Omg!! I forgot to talk about the museum of Israel. I’ll be brief….kinda. Overall, really cool. The curatorship of the museum is really nice. Spacious, yet thorough. I actually really like museums, I could spend a while in them. However we did NOT have that today. We spent the last 20 minutes running (but actually) through the history of humans in the Israel region to end at the Dead Sea Scrolls! THE DEAD SEA SCROLLS! Ahhhhh!!!!!! I can’t believe I saw them. Yall, people wrote those. I love thinking about the lives that people had so long ago. Did they fall in love? Did they gossip? What was the weather like while they were writing? These are the random things that go through my mind all day haha. You never know the impact that your life will have on someone in the future. I mean, when they were writing the Dead Sea Scrolls could they have ever imagined what was going to happen? Outside of the Dead Sea Scrolls, my favorite part was seeing the traditional clothing worn by different Jewish sects (?). Oh but the most hilarious part was towards the end. So we are running ot get through everything, but literally running. Track form and everything. We get to this pathway outside and the guide tells us run to the end and come back. We are all giggling and took off. When we got to the end, you just heard a collective gasp at the majestic model of the 2nd temple era Jerusalem that lay below us. Like wow. I was NOT expecting that. It was great.

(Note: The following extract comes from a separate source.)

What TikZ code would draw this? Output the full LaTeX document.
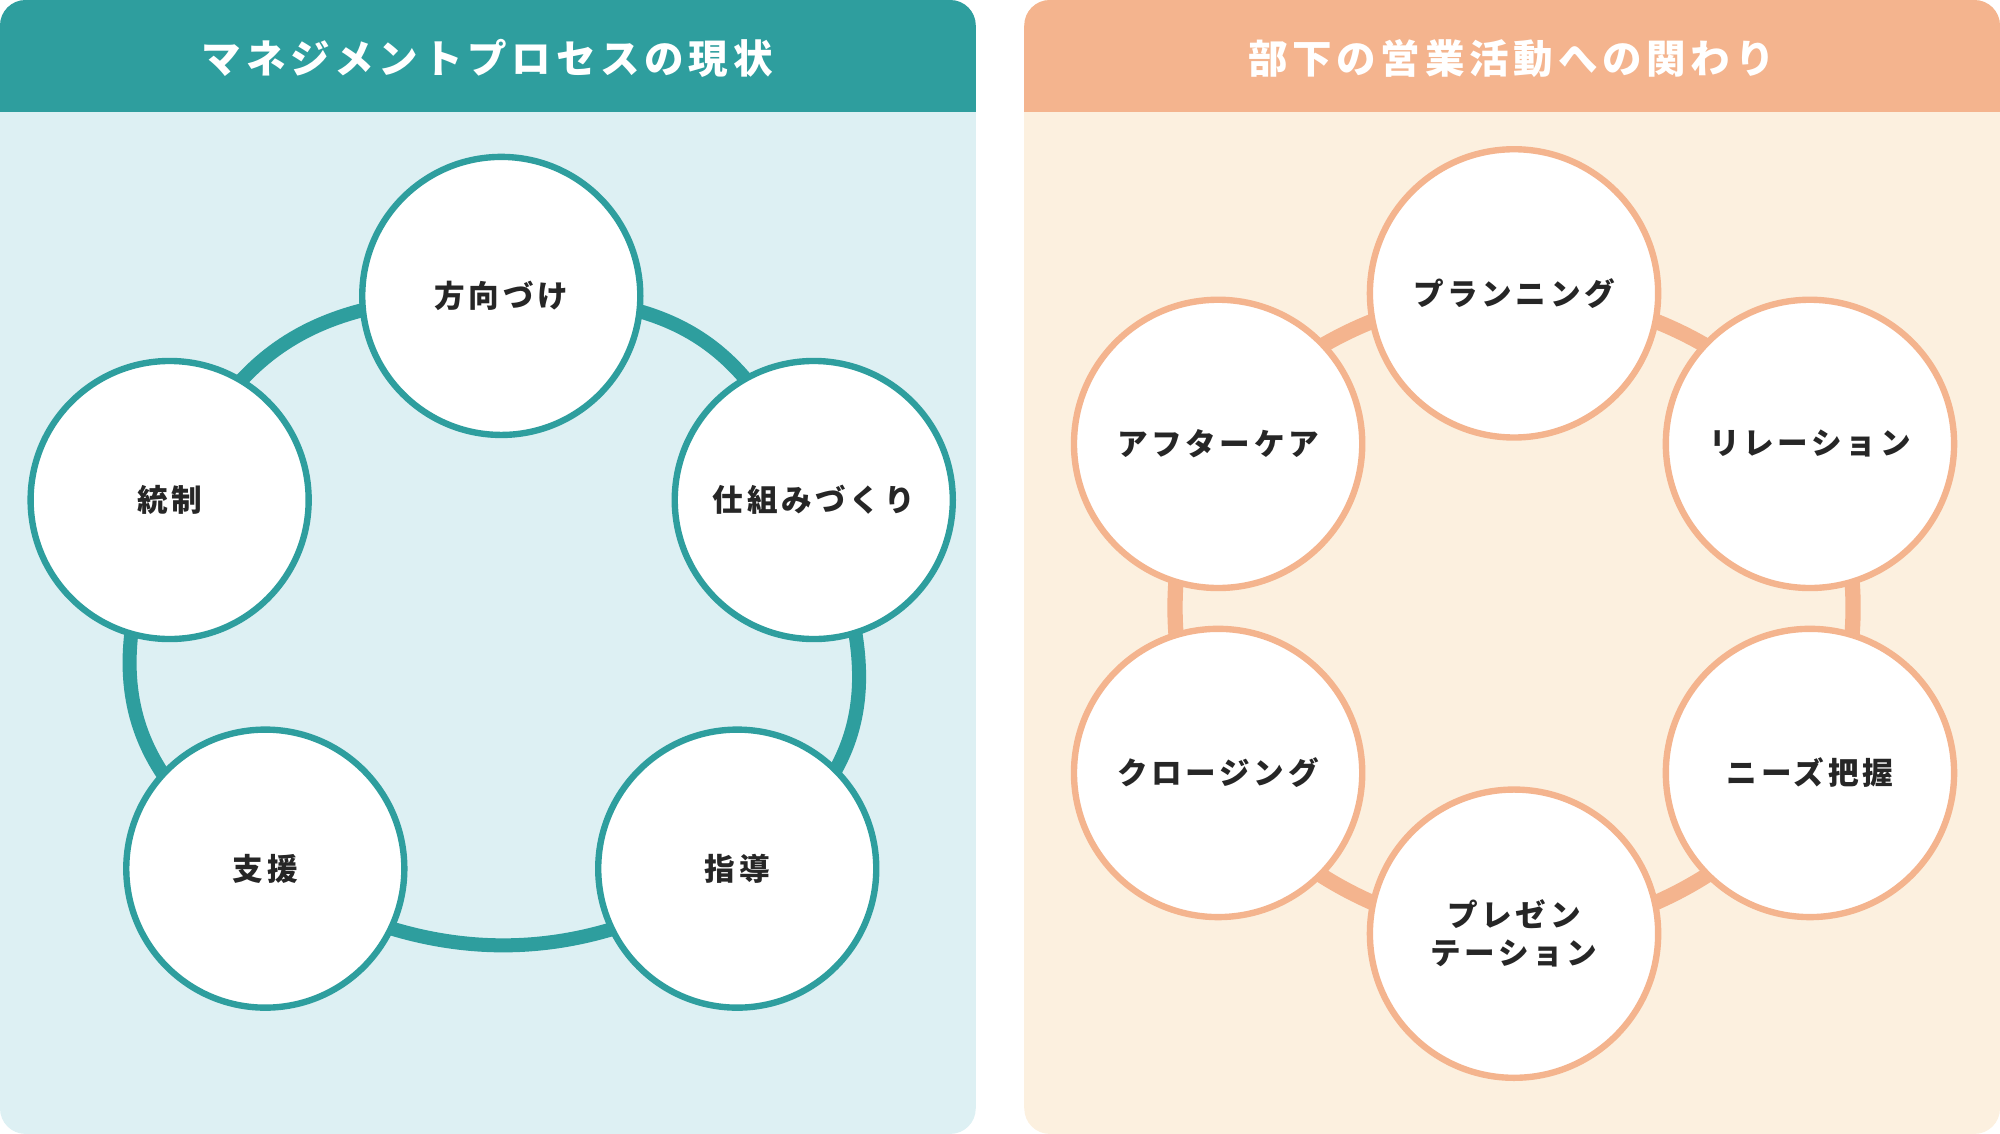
\documentclass[tikz,border=0pt]{standalone}
\usepackage{fontspec}
\setmainfont{Noto Sans CJK JP}[LetterSpace=12]
\usetikzlibrary{positioning}
\definecolor{teal1}{HTML}{2E9E9E}
\definecolor{tealbg}{HTML}{DDF0F3}
\definecolor{peach1}{HTML}{F4B48E}
\definecolor{peachbg}{HTML}{FCF0DF}
\tikzset{
  stage/.style={circle, draw=#1, line width=5pt, fill=white, minimum size=218pt,
    inner sep=0pt, font=\fontsize{24}{30}\selectfont\bfseries, text=black!85, align=center},
  title/.style={font=\fontsize{31}{36}\selectfont\bfseries, text=white}
}
\begin{document}
\begin{tikzpicture}[x=1pt, y=-1pt]
  \useasboundingbox (0,0) rectangle (1568,889);

  % panels
  \fill[tealbg, rounded corners=20pt] (0,0) rectangle (765,889);
  \fill[teal1, rounded corners=20pt] (0,0) rectangle (765,60);
  \fill[teal1] (0,30) rectangle (765,88);
  \node[title] (ltitle) at (382,46) {マネジメントプロセスの現状};

  \fill[peachbg, rounded corners=20pt] (803,0) rectangle (1568,889);
  \fill[peach1, rounded corners=20pt] (803,0) rectangle (1568,60);
  \fill[peach1] (803,30) rectangle (1568,88);
  \node[title] (rtitle) at (1185,46) {部下の営業活動への関わり};

  % rings
  \draw[teal1, line width=11pt] plot[smooth cycle, tension=1]
    coordinates {(393,232) (638,392) (578,681) (208,681) (133,392)};
  \draw[peach1, line width=12pt] plot[smooth cycle, tension=0.7]
    coordinates {(1187,230) (1419,348) (1419,606) (1187,732) (955,606) (955,348)};

  % left circles
  \node[stage=teal1] (houkou) at (393,232) {方向づけ};
  \node[stage=teal1] (shikumi) at (638,392) {仕組みづくり};
  \node[stage=teal1] (shidou) at (578,681) {指導};
  \node[stage=teal1] (shien) at (208,681) {支援};
  \node[stage=teal1] (tousei) at (133,392) {統制};

  % right circles
  \node[stage=peach1, minimum size=226pt] (plan) at (1187,230) {プランニング};
  \node[stage=peach1, minimum size=226pt] (rel) at (1419,348) {リレーション};
  \node[stage=peach1, minimum size=226pt] (needs) at (1419,606) {ニーズ把握};
  \node[stage=peach1, minimum size=226pt] (pres) at (1187,732) {プレゼン\\テーション};
  \node[stage=peach1, minimum size=226pt] (close) at (955,606) {クロージング};
  \node[stage=peach1, minimum size=226pt] (after) at (955,348) {アフターケア};
\end{tikzpicture}
\end{document}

There were also synagogues from around the world. The one from Suriname (shoutout to the former Guianas that nobody knows about!!! #suriname #guyana #frenchguiana #mipatria #homeland . Sorry that was excessive) was really interesting. It was covered in sand. Although there apparently is a logical reason to it, I love the symbolic reason that the sand is to remind them of the 40 years the Jews were wandering in the desert.
If I don’t wake up tomorrow at least it’s cuz I was blogging right? Maybe I’ll try and make these shorter but I just don’t want to miss any details.